Sunday, July 19, 2015

Benito Quinquela Martin

Twilight in the Shipyard, Benito Quinquela
An Argentine postage stamp bearing
a photo of Benito Quinquela Martin.
Only rarely in the 20th-century does an artist turn his entire life and career to painting a single subject. I suppose that may be simply because the choices art to great to resist frequent divergence from even a "favorite" subject. Although my own favorite area of content is portraits, relatively speaking, I've really not painted all that many of them. So in my case, the "frequent divergences" are more the norm rather than the exception. For the artist today, that's probably most often the case. Yet I've come upon just such an artist, born in 1890, a native of La Boca, one of 48 barrios making up the Argentine capital of Buenos Aires. La Boca is primarily an area of docks and shipyards. The painter is the Impressionist artist, Benito Quinquela Martin. He's best known as Benito Quinquela. He seldom used the name Martin. I've chosen to do the same. Quinquela was so much a part of La Boca, and it so much a part of him, that less than a handful of paintings do not feature boats, ships, or water. Lezama Park (below) is one of the few examples.

Lezama Park, Benito Quinquela, virtually his only land-based painting.
Fire on the docks on La Boca,
Benito Quinquela
Benito Juan Martin was an orphan, abandoned on the doorstep of a Catholic orphanage. The nuns estimated him to be about twenty days old. A note attached to his blanket listed his name and the fact that he'd already been baptized. He remained in the orphanage until he was seven at which time he was adopted by Manuel and Justina Molina de Chinchella (later changed to the Hispanic, Quinquela). By the age of fourteen the boy was working in the family coal yards while attending a small drawing school in La Boca at night. At the age of seventeen young Benito joined the Pezzini Satiates Conservatory, where he studied for the next five years. He began entering and winning local art competitions. Around 1920, Quinquela was sent as the Argentine representative to an exhibition in Rio de Janeiro where his work attracted the attention of the Brazilian President Epitacio Pessoa. Likewise, the President of Argentina, Marcelo Torcuato de Alvear, became a patron of Quinquela's work. Alvear arranged a diplomatic posting for the young artist in Madrid where he exhibited and sold two of his works.

Day in La Boca, Benito Quinquela
Casting of the Propeller,
Benito Quinquela Martin
From that point on, Quinquela became something of an international itinerant, traveling on to France, displaying and selling his work there, and then on to New York where a wealthy collector purchased two of his paintings and then donated them to the Metropolitan Museum of Art.
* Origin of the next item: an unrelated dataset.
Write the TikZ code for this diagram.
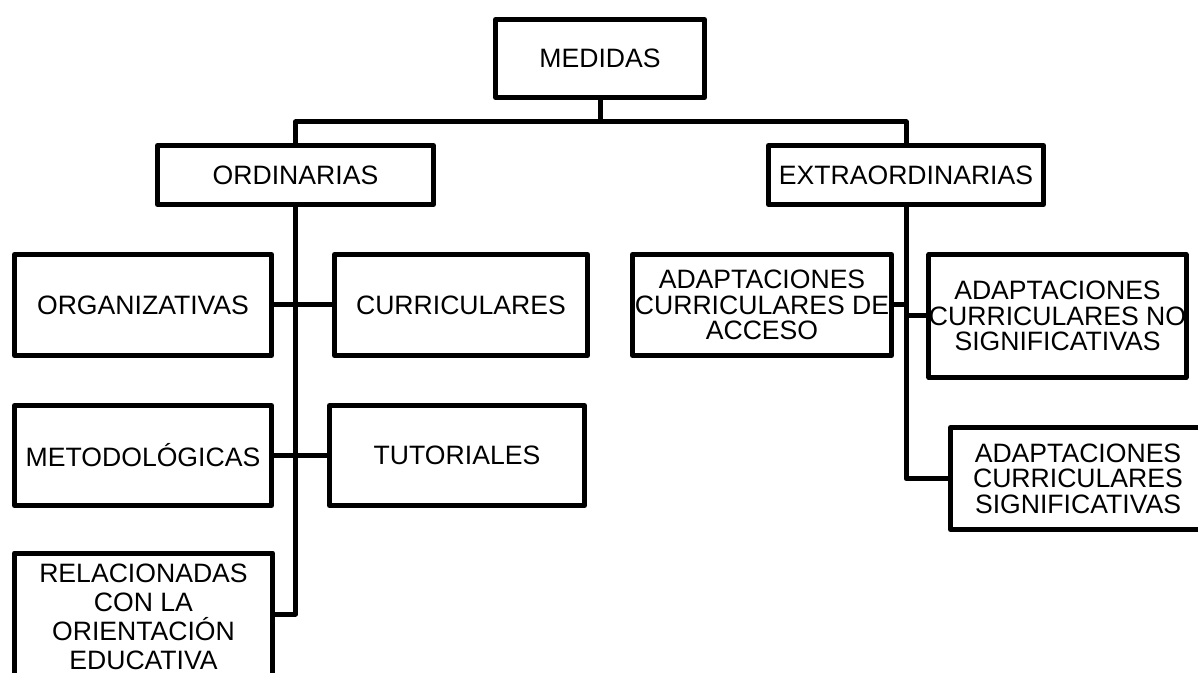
\documentclass[tikz,border=0pt]{standalone}
\usepackage{fontspec}
\setmainfont{Liberation Sans}
\usepackage{tikz}
\newcommand{\grosor}{2.5pt}
\newcommand{\letra}{\fontsize{13.3}{14.6}\selectfont}
\newcommand{\letrajunta}{\fontsize{13.3}{12.7}\selectfont}
\tikzset{
  caja/.style={draw, line width=\grosor, line join=round, inner sep=0pt, align=center, font=\letra},
  linea/.style={line width=\grosor, line join=round}
}

\begin{document}
\begin{tikzpicture}[x=0.5pt, y=-0.5pt]
\useasboundingbox (0,0) rectangle (1198,673);
%nivel 1
\node[caja, minimum width=104.5pt, minimum height=39pt] (medidas) at (600, 58.5) {MEDIDAS};
%nivel 2
\node[caja, minimum width=138pt, minimum height=29.5pt] (ordinarias) at (295.5, 175) {ORDINARIAS};
\node[caja, minimum width=137.5pt, minimum height=29.5pt] (extraordinarias) at (906, 175) {EXTRAORDINARIAS};
%ordinarias
\node[caja, minimum width=128.5pt, minimum height=50.5pt] (organizativas) at (143, 305) {ORGANIZATIVAS};
\node[caja, minimum width=126.5pt, minimum height=50.5pt] (curriculares) at (461, 305) {CURRICULARES};
\node[caja, minimum width=128.5pt, minimum height=50pt] (metodologicas) at (143, 455.5) {METODOLÓGICAS};
\node[caja, minimum width=127.5pt, minimum height=50pt] (tutoriales) at (457, 455.5) {TUTORIALES};
\node[caja, minimum width=129pt, minimum height=64pt] (relacionadas) at (143.5, 617) {RELACIONADAS\\CON LA\\ORIENTACIÓN\\EDUCATIVA};
%extraordinarias
\node[caja, font=\letrajunta, minimum width=129.5pt, minimum height=50.5pt] (acceso) at (762, 305) {ADAPTACIONES\\CURRICULARES DE\\ACCESO};
\node[caja, font=\letrajunta, minimum width=128pt, minimum height=61.5pt] (nosignificativas) at (1057.5, 316) {ADAPTACIONES\\CURRICULARES NO\\SIGNIFICATIVAS};
\node[caja, font=\letrajunta, minimum width=127.5pt, minimum height=51pt] (significativas) at (1078, 478.5) {ADAPTACIONES\\CURRICULARES\\SIGNIFICATIVAS};
%conectores
\coordinate (barra) at (600, 122);
\draw[linea] (medidas.south) -- (barra);
\draw[linea] (ordinarias.north) |- (barra) -| (extraordinarias.north);
\draw[linea] (ordinarias.south) |- ([yshift=1.5pt]relacionadas.east);
\draw[linea] (organizativas.east) -- (curriculares.west);
\draw[linea] (metodologicas.east) -- (tutoriales.west);
\draw[linea] (extraordinarias.south) |- (significativas.west);
\draw[linea] (acceso.east) -- (acceso.east -| extraordinarias.south);
\draw[linea] (nosignificativas.west) -- (nosignificativas.west -| extraordinarias.south);
\end{tikzpicture}
\end{document}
Heading home, Quinquela made a brief stop in Havana where he exhibited his work before returning to Argentina. 1929 found him in Italy where the Italian dictator, Mussolini, chose several of Quinquela's paintings for The Museum of Modern Art in Rome. 1930 found Quinquela exhibiting in London where museums there, as well as Birmingham, Sheffield, Swansea, Cardiff, and St. James's Palace, also bought works for their permanent collections.

The Old Bridge, Benito Quinquela

Benito Quinquela Martin Fine Arts Museum,
Buenos Aires
Despite the acceptance of his work internationally by collectors and major museums, Quinquela was something of a "small fish in a big pond." Back home in Argentina, quite the opposite was true. He was one of the most popular artists in the country and relatively "rich and famous" by Argentine standards. Remembering his humble roots, Quinquela became something of a philanthropist, funding a school in La Boca, a children's dental hospital, a place where women could breastfeed orphaned children, a kindergarten, and a museum, which previously served as his home (left). He died in 1977 at the age of eighty-seven.

 
Impression, Benito Quinquela
Benito Quinquela in his boat, painting.